Pittsburgh Post-Gazette

Penn State approves policy for rescinding honors and distinctio­ns

- By Charles Thompson pennlive.com

They hope it won’t be needed often, but Penn State trustees voted last week to give the president the power and discretion to rescind university honors, awards or namings if he or she feels an ongoing associatio­n with an honoree could bring the university disrepute.

The policy requires the president to consult with the chair and vice chair of the board, plus the university’s Distinguis­hed Alumni Award selection committee. But formal board considerat­ion or approval of a reversal of an honor would no longer be required, though the president would still have to notify the board of any such action.

The policy passed 22-9 after a brief debate in which several board members objected to ceding the authority to strip a building name or an honorary degree to the president, especially since board approval is required for all such official honors to be granted in the first place.

Alice Pope, one of the board’s nine alumni-elected trustees, summed up the opponents’ arguments the best.

“I’m reluctant to give this away on behalf of all future trustees who follow us,” Ms. Pope said. “And I think that there are dangers to conveying this authority to a single individual. ... We live in a time right now, unfortunat­ely, when there is a lot of revisionis­t history, there is a lot of political pressure placed on all kinds of institutio­ns to undo things that had been previously been done.

“I’m thinking that if I were a university president I might appreciate having the cover of a board saying: ‘This is a collective decision by a deliberati­ve body; it’s not up to me.’ ”
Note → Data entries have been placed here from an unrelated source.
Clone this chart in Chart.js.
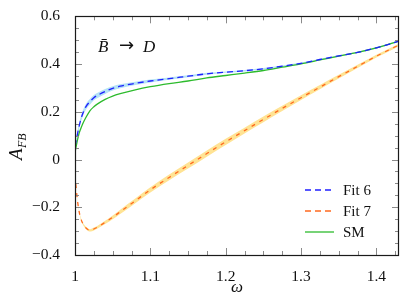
<!DOCTYPE html>
<html>
<head>
<meta charset="utf-8">
<script src="https://cdn.jsdelivr.net/npm/chart.js@4"></script>
<style>
  html, body { margin: 0; padding: 0; background: #fff; }
  #wrap { width: 400px; height: 299px; }
</style>
</head>
<body>
<div id="wrap"><canvas id="afb"></canvas></div>
<script>
// ── data ──
const omega = [1, 1.0025, 1.005, 1.0075, 1.01, 1.015, 1.02, 1.025, 1.03, 1.04, 1.05, 1.06, 1.08, 1.1,
  1.125, 1.15, 1.175, 1.2, 1.225, 1.25, 1.275, 1.3, 1.325, 1.35, 1.375, 1.4, 1.43];
const fit6 = [0.055, 0.095, 0.133, 0.165, 0.19, 0.224, 0.243, 0.259, 0.269, 0.285, 0.298, 0.307, 0.319, 0.329,
  0.339, 0.349, 0.359, 0.366, 0.372, 0.380, 0.391, 0.403, 0.419, 0.434, 0.449, 0.468, 0.496];
const fit6Err = [0.006, 0.01, 0.012, 0.012, 0.012, 0.012, 0.012, 0.011, 0.011, 0.01, 0.009, 0.008, 0.007, 0.006,
  0.005, 0.004, 0.004, 0.003, 0.003, 0.003, 0.003, 0.003, 0.003, 0.003, 0.003, 0.003, 0.003];
const fit7 = [-0.065, -0.15, -0.21, -0.245, -0.266, -0.288, -0.297, -0.291, -0.283, -0.263, -0.242, -0.219, -0.173, -0.127,
  -0.075, -0.025, 0.025, 0.074, 0.121, 0.168, 0.214, 0.259, 0.303, 0.347, 0.39, 0.433, 0.48];
const fit7Err = [0.003, 0.003, 0.004, 0.004, 0.004, 0.005, 0.005, 0.006, 0.006, 0.007, 0.008, 0.009, 0.01, 0.011,
  0.012, 0.013, 0.013, 0.013, 0.012, 0.012, 0.011, 0.01, 0.009, 0.008, 0.007, 0.006, 0.005];
const sm = [0.03, 0.07, 0.105, 0.128, 0.148, 0.179, 0.205, 0.221, 0.233, 0.252, 0.266, 0.276, 0.292, 0.305,
  0.318, 0.329, 0.342, 0.352, 0.362, 0.373, 0.387, 0.401, 0.417, 0.433, 0.449, 0.468, 0.496];

const xTicks = [1, 1.1, 1.2, 1.3, 1.4];
const yTicks = [-0.4, -0.2, 0, 0.2, 0.4, 0.6];
const legendLabels = ['Fit 6', 'Fit 7', 'SM'];

const SERIF = '"Liberation Serif", "DejaVu Serif", serif';
const BLUE = '#1f1fff', BLUE_BAND = '#b4e2f6';
const ORANGE = '#ff6a1f', YELLOW_BAND = '#ffe394';
const GREEN = '#2dbb2d';

const pts = (ys) => omega.map((x, i) => ({ x, y: ys[i] }));
const lo = (ys, es) => omega.map((x, i) => ({ x, y: ys[i] - es[i] }));
const hi = (ys, es) => omega.map((x, i) => ({ x, y: ys[i] + es[i] }));

const line = (data, color, dash, order) => ({
  data, borderColor: color, borderWidth: 1.3, borderDash: dash,
  pointRadius: 0, fill: false, cubicInterpolationMode: 'monotone', order,
});
const band = (data, color, fill, order) => ({
  data, borderWidth: 0, borderColor: 'transparent', backgroundColor: color,
  pointRadius: 0, fill, cubicInterpolationMode: 'monotone', order,
});

// ── frame, inward ticks, titles, annotation, legend ──
const decor = {
  id: 'decor',
  afterDatasetsDraw(chart) {
    const { ctx, chartArea: a, scales: { x, y } } = chart;
    ctx.save();
    ctx.lineWidth = 1;
    ctx.strokeStyle = '#8a8a8a';
    ctx.beginPath();
    for (let v = 1; v <= 1.43 + 1e-9; v += 0.025) {
      const px = Math.round(x.getPixelForValue(v)) + 0.5;
      const major = xTicks.some(t => Math.abs(t - v) < 1e-6);
      const len = major ? 7 : 4;
      ctx.moveTo(px, a.bottom); ctx.lineTo(px, a.bottom - len);
      ctx.moveTo(px, a.top); ctx.lineTo(px, a.top + len);
    }
    for (let v = -0.4; v <= 0.6 + 1e-9; v += 0.05) {
      const py = Math.round(y.getPixelForValue(v)) + 0.5;
      const major = yTicks.some(t => Math.abs(t - v) < 1e-6);
      const len = major ? 7 : 4;
      ctx.moveTo(a.left, py); ctx.lineTo(a.left + len, py);
      ctx.moveTo(a.right, py); ctx.lineTo(a.right - len, py);
    }
    ctx.stroke();

    ctx.strokeStyle = '#1a1a1a';
    ctx.lineWidth = 1.2;
    ctx.strokeRect(Math.round(a.left) + 0.5, Math.round(a.top) + 0.5,
      Math.round(a.right - a.left) - 1, Math.round(a.bottom - a.top));

    ctx.fillStyle = '#111';
    // annotation
    ctx.font = 'italic 17px ' + SERIF;
    ctx.textBaseline = 'alphabetic';
    ctx.textAlign = 'left';
    ctx.fillText('B\u0304', 98, 52);
    ctx.font = '18px "DejaVu Sans", sans-serif';
    ctx.fillText('\u2192', 119, 51);
    ctx.font = 'italic 17px ' + SERIF;
    ctx.fillText('D', 143, 52);

    // x title
    ctx.font = 'italic 17px ' + SERIF;
    ctx.textAlign = 'center';
    ctx.fillText('\u03c9', 237, 292);

    // y title
    ctx.save();
    ctx.translate(22, 160);
    ctx.rotate(-Math.PI / 2);
    ctx.textAlign = 'left';
    ctx.font = 'italic 19px ' + SERIF;
    ctx.fillText('A', 0, 0);
    ctx.font = 'italic 12px ' + SERIF;
    ctx.fillText('FB', 12, 4);
    ctx.restore();

    // legend
    const colors = [BLUE, ORANGE, GREEN];
    const dashes = [[6, 4], [6, 4], []];
    ctx.font = '15px ' + SERIF;
    ctx.textAlign = 'left';
    ctx.textBaseline = 'middle';
    legendLabels.forEach((lab, i) => {
      const ly = 190 + i * 21;
      ctx.beginPath();
      ctx.setLineDash(dashes[i]);
      ctx.strokeStyle = colors[i];
      ctx.lineWidth = 1.3;
      ctx.moveTo(305, ly); ctx.lineTo(334, ly);
      ctx.stroke();
      ctx.setLineDash([]);
      ctx.fillStyle = '#111';
      ctx.fillText(lab, 343, ly + 1);
    });
    ctx.restore();
  },
};

new Chart(document.getElementById('afb'), {
  type: 'line',
  data: {
    datasets: [
      band(lo(fit6, fit6Err), BLUE_BAND, false, 10),
      band(hi(fit6, fit6Err), BLUE_BAND, '-1', 10),
      band(lo(fit7, fit7Err), YELLOW_BAND, false, 10),
      band(hi(fit7, fit7Err), YELLOW_BAND, '-1', 10),
      line(pts(sm), GREEN, [], 3),
      line(pts(fit7), ORANGE, [4, 5], 2),
      line(pts(fit6), BLUE, [6, 4], 1),
    ],
  },
  options: {
    responsive: true,
    maintainAspectRatio: false,
    animation: false,
    layout: { padding: { top: 11, right: 1, left: 0, bottom: 0 } },
    plugins: { legend: { display: false }, tooltip: { enabled: false } },
    scales: {
      x: {
        type: 'linear', min: 1, max: 1.43,
        grid: { display: false }, border: { display: false },
        afterBuildTicks: s => { s.ticks = xTicks.map(v => ({ value: v })); },
        afterFit: s => { s.height = 44; },
        ticks: {
          color: '#111', padding: 5, maxRotation: 0,
          font: { family: SERIF, size: 15.5 },
          callback: v => String(v),
        },
      },
      y: {
        type: 'linear', min: -0.4, max: 0.6,
        grid: { display: false }, border: { display: false },
        afterBuildTicks: s => { s.ticks = yTicks.map(v => ({ value: v })); },
        afterFit: s => { s.width = 75; },
        ticks: {
          color: '#111', padding: 7,
          font: { family: SERIF, size: 15.5 },
          callback: v => (v < 0 ? '\u2212' + Math.abs(v) : String(v)),
        },
      },
    },
  },
  plugins: [decor],
});
</script>
</body>
</html>
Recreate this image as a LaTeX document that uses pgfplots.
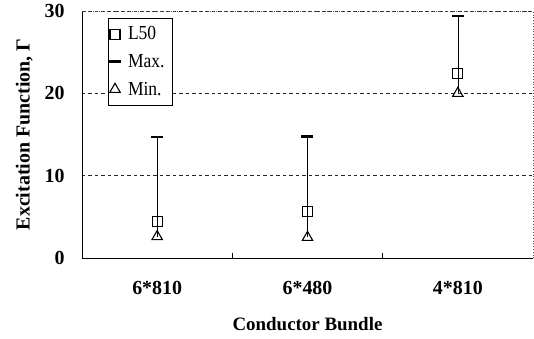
\documentclass[border=0pt]{standalone}
\usepackage{pgfplots}
\pgfplotsset{compat=1.18}
\usepackage{fontspec}
\setmainfont{Liberation Serif}
\newfontfamily\legfont{Liberation Serif}[FakeStretch=0.88]
\begin{document}
\begin{tikzpicture}
\begin{axis}[
  scale only axis, width=451bp, height=247bp,
  xmin=-0.5, xmax=2.5, ymin=0, ymax=30,
  axis x line*=bottom, axis y line*=left,
  axis line style={black, line width=1pt, -},
  xtick={0,1,2}, xticklabels={6*810,6*480,4*810},
  minor xtick={0.5,1.5},
  ytick={0,10,20,30},
  major tick length=0pt, minor tick length=5bp, tick align=inside,
  minor tick style={black, line width=0.8pt},
  ymajorgrids, major grid style={black!85, dash pattern=on 3.5pt off 3pt, line width=0.6pt},
  /pgf/number format/assume math mode=true,
  ticklabel style={font=\fontsize{20}{22}\selectfont\bfseries},
  x tick label style={yshift=-20bp},
  y tick label style={xshift=-14bp},
  xlabel={Conductor Bundle}, ylabel={Excitation Function, Γ},
  xlabel style={font=\fontsize{19}{22}\selectfont\bfseries, yshift=-16bp},
  ylabel style={font=\fontsize{20}{22}\selectfont\bfseries, yshift=5bp},
  legend style={at={(0.057,0.972)}, anchor=north west, draw=black, line width=0.6pt,
    font=\legfont\fontsize{20}{22}\selectfont, row sep=9bp, inner xsep=1bp, inner ysep=6.5bp,
    nodes={inner xsep=7bp}},
  legend cell align=left,
]
\addplot[black, line width=0.6pt, forget plot] coordinates {(0,2.6) (0,14.7)};
\addplot[black, line width=0.6pt, forget plot] coordinates {(1,2.5) (1,14.8)};
\addplot[black, line width=0.6pt, forget plot] coordinates {(2,20.0) (2,29.4)};
\addplot[only marks, mark=square, mark size=5bp, mark options={black, line width=1.1pt, fill=white}]
  coordinates {(0,4.4) (1,5.6) (2,22.4)};
\addlegendentry{L50}
\addplot[only marks, mark=-, mark size=6bp, mark options={black, line width=2.8pt}]
  coordinates {(0,14.7) (1,14.8) (2,29.4)};
\addlegendentry{Max.}
\addplot[only marks, mark=triangle, mark size=6bp, mark options={black, line width=1.1pt, fill=white}]
  coordinates {(0,2.6) (1,2.5) (2,20.0)};
\addlegendentry{Min.}
\end{axis}
\draw[black!70, dotted, line width=0.8pt] (current axis.north west) -- (current axis.north east) -- (current axis.south east);
\pgfresetboundingbox
\path[use as bounding box] ([xshift=-82bp,yshift=-81bp]current axis.south west) rectangle ([xshift=1bp,yshift=11bp]current axis.north east);
\end{tikzpicture}
\end{document}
Trustee David Kleppinger said the policy had the potential benefit of allowing the board to reverse a decision “without the public embarrassm­ent to whatever individual it may apply to at board meeting. ... The only element in the process of this that doesn’t occur is in fact the full board of trustees vote.”

In 2017, the board voted to rename an campus child care center that initially had been named for Senior Vice President for Business and Finance Gary Schultz. Schultz had pleaded guilty to a count of child endangerme­nt for failing to report an allegation of child sexual abuse against former Penn State football assistant coach Jerry Sandusky to police or child welfare officials.

Asked whether the revision was prompted by current concerns about any particular Penn State honoree, university President Eric Barron declined to comment.

Earlier this year, the University of Pennsylvan­ia and Penn State were challenged to rescind all honorifics to Dr. Albert Kligman, who — late in his career — faced lawsuits over medical experiment­s on prisoners in the 1950s, ’60s and ’70s while a member of the Penn faculty.

A former Penn State Mont Alto student, Kligman endowed several scholarshi­ps at the Franklin County campus, at least one of which still appears to carry his name. Kligman died in 2010.